Les cliquetis des tailleurs de pierre résonnent déjà au chevet de la basilique alors que l’échafaudage monte en façade : la nécropole des rois de France à Saint-Denis va retrouver sa flèche, déposée en 1846. Un nouveau chantier exceptionnel après celui de Notre-Dame de Paris.
“On ne remonte pas des flèches gothiques tous les quatre matins”, sourit Mathilde Bretz, massette et ciseau en mains.
À 30 ans, la tailleuse de pierre se réjouit de participer à ce projet d’exception, tant pour son importance historique que pour les techniques traditionnelles choisies pour cette restauration.
“D’habitude, on a des disqueuses, on a des tronçonneuses”, énumère la jeune “pierreuse” au côté d’un large bloc de calcaire.
À Saint-Denis, pas de “pétards” pour casser la pierre et “refaire la flèche de A à Z”. L’artisane l’assure : “À cet atelier, on fait tout à la main”.

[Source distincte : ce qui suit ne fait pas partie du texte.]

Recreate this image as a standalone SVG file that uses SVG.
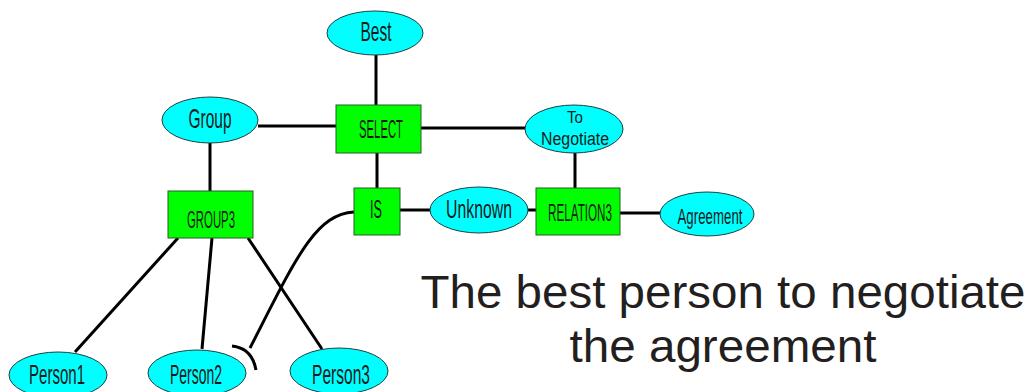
<svg xmlns="http://www.w3.org/2000/svg" width="1032" height="392" viewBox="0 0 1032 392">
<style>
.e{fill:#00ffff;stroke:#1f3f3f;stroke-width:1}
.r{fill:#00ff00;stroke:#2a5a2a;stroke-width:1}
.c{fill:none;stroke:#000;stroke-width:3}
.t{font-family:"Liberation Sans",Arial,sans-serif;fill:#1a1a1a;text-anchor:middle}
.big{font-family:"Liberation Sans",Arial,sans-serif;fill:#231f20;font-size:47px;text-anchor:middle}
</style>
<rect width="1032" height="392" fill="#fff"/>
<g id="connectors">
<line class="c" x1="376" y1="55" x2="376" y2="105"/>
<line class="c" x1="258" y1="126" x2="336" y2="126"/>
<line class="c" x1="421" y1="128" x2="526" y2="128"/>
<line class="c" x1="210" y1="143" x2="210" y2="191"/>
<line class="c" x1="377" y1="153" x2="377" y2="188"/>
<line class="c" x1="575" y1="153" x2="575" y2="188"/>
<line class="c" x1="400" y1="210" x2="431" y2="210"/>
<line class="c" x1="527" y1="210" x2="536" y2="210"/>
<line class="c" x1="620" y1="213" x2="661" y2="213"/>
<line class="c" x1="178" y1="238" x2="75" y2="352"/>
<line class="c" x1="212" y1="238" x2="202" y2="349"/>
<line class="c" x1="248" y1="238" x2="322" y2="349"/>
<path class="c" d="M354,212 C315,214 295,260 250,348"/>
<path class="c" d="M232,346 Q252,348 256,370"/>
</g>
<g id="best"><ellipse class="e" cx="375" cy="33" rx="48" ry="22"/><text class="t" x="376" y="41" font-size="28" textLength="31" lengthAdjust="spacingAndGlyphs">Best</text></g>
<g id="group"><ellipse class="e" cx="210" cy="120" rx="48" ry="23"/><text class="t" x="210" y="128" font-size="28" textLength="43" lengthAdjust="spacingAndGlyphs">Group</text></g>
<g id="select"><rect class="r" x="336" y="105" width="85" height="48"/><text class="t" x="381" y="138" font-size="25" textLength="44" lengthAdjust="spacingAndGlyphs">SELECT</text></g>
<g id="to-negotiate"><ellipse class="e" cx="574" cy="129" rx="49" ry="24"/><text class="t" x="575" y="123" font-size="17" textLength="16" lengthAdjust="spacingAndGlyphs">To</text><text class="t" x="575" y="145" font-size="18" textLength="68" lengthAdjust="spacingAndGlyphs">Negotiate</text></g>
<g id="group3"><rect class="r" x="168" y="191" width="85" height="47"/><text class="t" x="211" y="228" font-size="24" textLength="48" lengthAdjust="spacingAndGlyphs">GROUP3</text></g>
<g id="is"><rect class="r" x="354" y="188" width="46" height="47"/><text class="t" x="376" y="218" font-size="26" textLength="12" lengthAdjust="spacingAndGlyphs">IS</text></g>
<g id="unknown"><ellipse class="e" cx="479" cy="210" rx="49" ry="23"/><text class="t" x="479" y="218" font-size="26" textLength="66" lengthAdjust="spacingAndGlyphs">Unknown</text></g>
<g id="relation3"><rect class="r" x="536" y="188" width="84" height="47"/><text class="t" x="580" y="221" font-size="24" textLength="64" lengthAdjust="spacingAndGlyphs">RELATION3</text></g>
<g id="agreement"><ellipse class="e" cx="707" cy="214" rx="47" ry="22"/><text class="t" x="710" y="224" font-size="22" textLength="65" lengthAdjust="spacingAndGlyphs">Agreement</text></g>
<g id="person1"><ellipse class="e" cx="58" cy="375" rx="49" ry="23"/><text class="t" x="57" y="384" font-size="28" textLength="56" lengthAdjust="spacingAndGlyphs">Person1</text></g>
<g id="person2"><ellipse class="e" cx="197" cy="373" rx="49" ry="23"/><text class="t" x="196" y="384" font-size="28" textLength="52" lengthAdjust="spacingAndGlyphs">Person2</text></g>
<g id="person3"><ellipse class="e" cx="339" cy="371" rx="49" ry="23"/><text class="t" x="341" y="384" font-size="28" textLength="58" lengthAdjust="spacingAndGlyphs">Person3</text></g>
<g id="caption">
<text class="big" x="723" y="308" textLength="605" lengthAdjust="spacingAndGlyphs">The best person to negotiate</text>
<text class="big" x="723" y="362" textLength="307" lengthAdjust="spacingAndGlyphs">the agreement</text>
</g>
</svg>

Depuis le XIIe siècle, la tour occidentale de la basilique s’élançait jusqu’à 90 mètres de haut, mais la foudre puis une tornade ont eu raison de la célèbre nécropole, de quasiment tous les rois et reines de France depuis les Mérovingiens.
En 1846, face à sa dangereuse fragilité, choix est fait de la démonter pierre par pierre.

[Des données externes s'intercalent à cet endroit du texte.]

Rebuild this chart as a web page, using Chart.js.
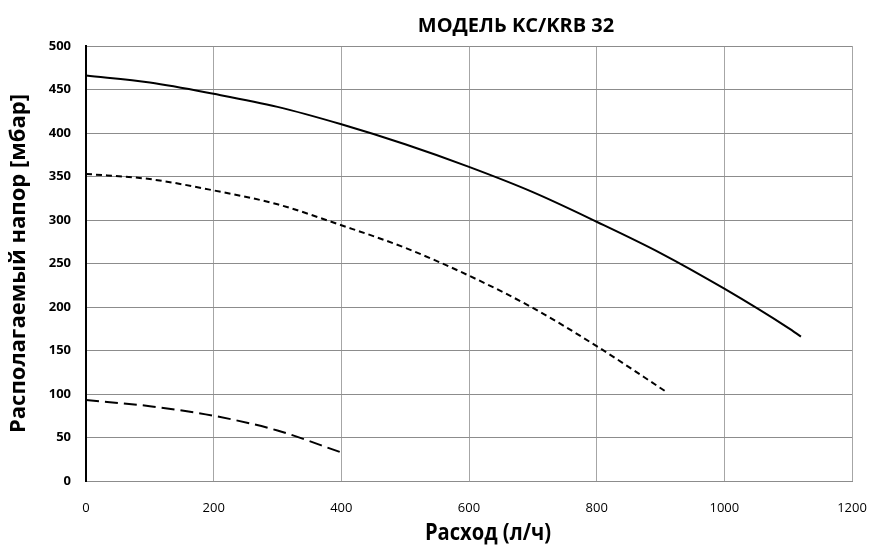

Depuis, le projet du remontage de la flèche a hanté “les mémoires et, un peu comme un serpent de mer, il remonte régulièrement à la surface”, témoigne Christophe Bottineau, architecte en chef des Monuments historiques.
En 2013, la municipalité de Saint-Denis, à l’époque dirigée par Didier Paillard (PCF), relance l’initiative qui, après douze ans d’études de faisabilité et de commissions budgétaires, se concrétise : la pose de la première pierre va avoir lieu le 14 mars.

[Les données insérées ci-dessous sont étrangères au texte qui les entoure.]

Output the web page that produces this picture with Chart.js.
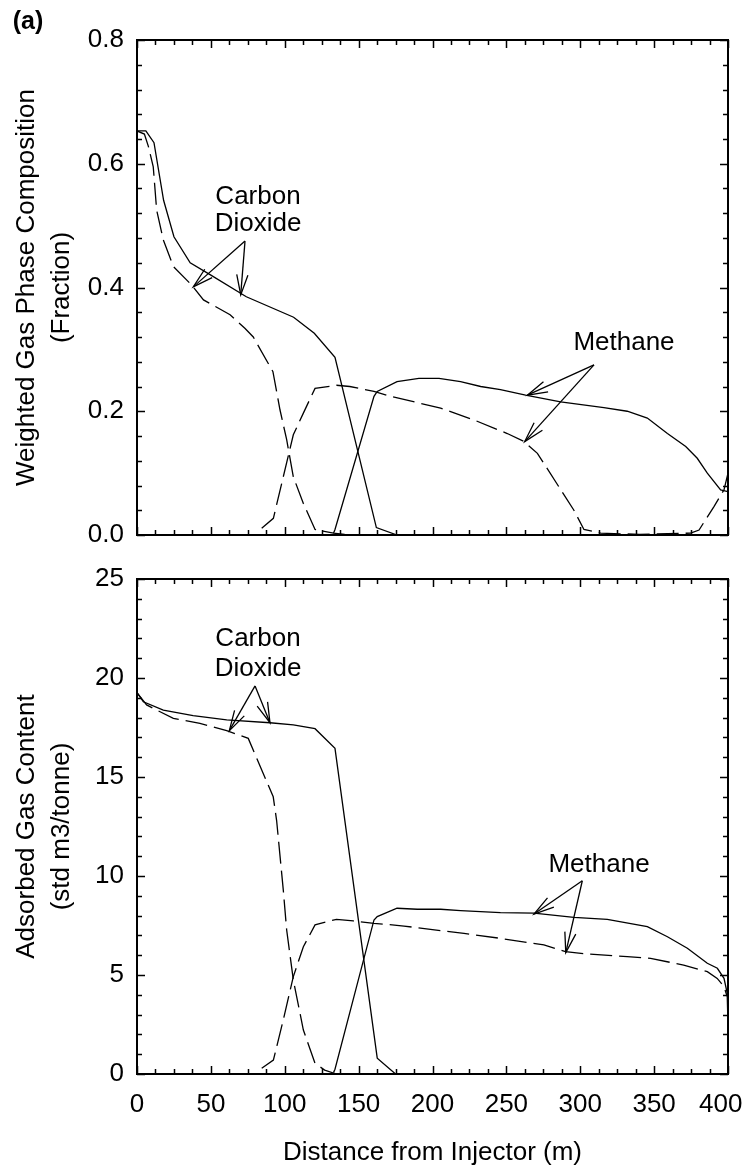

Avant d’entamer ce remontage du chef-d’œuvre gothique, il a fallu consolider le monument médiéval pour s’assurer qu’il puisse soutenir les 2 400 tonnes de pierre.
Un musée temporaire et réalité virtuelle
Pour susciter l’intérêt du public vis-à-vis de ce chantier qui va durer cinq ou six ans, un musée temporaire, qui ouvrira en septembre dans le jardin de la basilique, permettra de suivre les coulisses du travail des artisans.
Pour Julien de Saint-Jores, directeur de l’association Suivez la Flèche, ce nouveau parcours de visite se veut dans “l’esprit des chantiers médiévaux, avec cette collaboration entre les tailleurs de pierre et les taillandiers au pied du monument, sous les yeux du public.”
À l’ancienne, mais inscrit dans son temps : l’association, maître d’œuvre du chantier, a conçu ce musée éphémère en y incluant casques de réalité virtuelle et “cube immersif” dans lequel sera projeté un film à 360 degrés, pour plonger dans l’histoire de la basilique.
Un mécénat participatif a également été lancé en avril pour recueillir entre 3,5 et 5 millions d’euros via le parrainage d’une pierre précise, choisie sur la modélisation numérique en 3D de l’édifice.
De l’extraction dans la carrière à sa pose sur le monument, “vous allez suivre un peu une sorte de blockchain (chaîne de blocs, ndlr) de l’histoire de votre pierre,” vante Julien de Saint-Jores.
De 15 à 4 000 euros, les 15 000 pierres que compte la tour sont virtuellement en vente, en sachant que pour les éléments “les plus remarquables”, comme les chimères ou le coq qui trône au sommet, les prix “pourront être supérieurs,” précise-t-il.
L’appel aux âmes charitables est lancé, mais le chantier au budget de 37 millions d’euros est par ailleurs financé par le fonds de solidarité interdépartemental pour l’investissement (22 millions), la région Île-de-France (cinq millions) et la Métropole du Grand Paris (quatre millions).
Loin de concurrencer sa petite sœur Notre-Dame de Paris qui a déjà accueilli 860 000 personnes pour le premier mois de sa réouverture, la basilique de Saint-Denis espère que sa flèche va attirer plus que les 150 000 visiteurs annuels actuellement.
Serge Santos, administrateur de la basilique pour le Centre des monuments nationaux, estime que “c’est l’aspect banlieue, sans doute, qui fait que c’est un petit peu plus compliqué” d’avoir du monde.
Lui qui ne tarit pas d’anecdotes sur les gisants dans l’église veut croire que le village d’artisans et la visite virtuelle de la basilique vont permettre “une nouvelle appropriation du monument, une nouvelle manière de le découvrir.”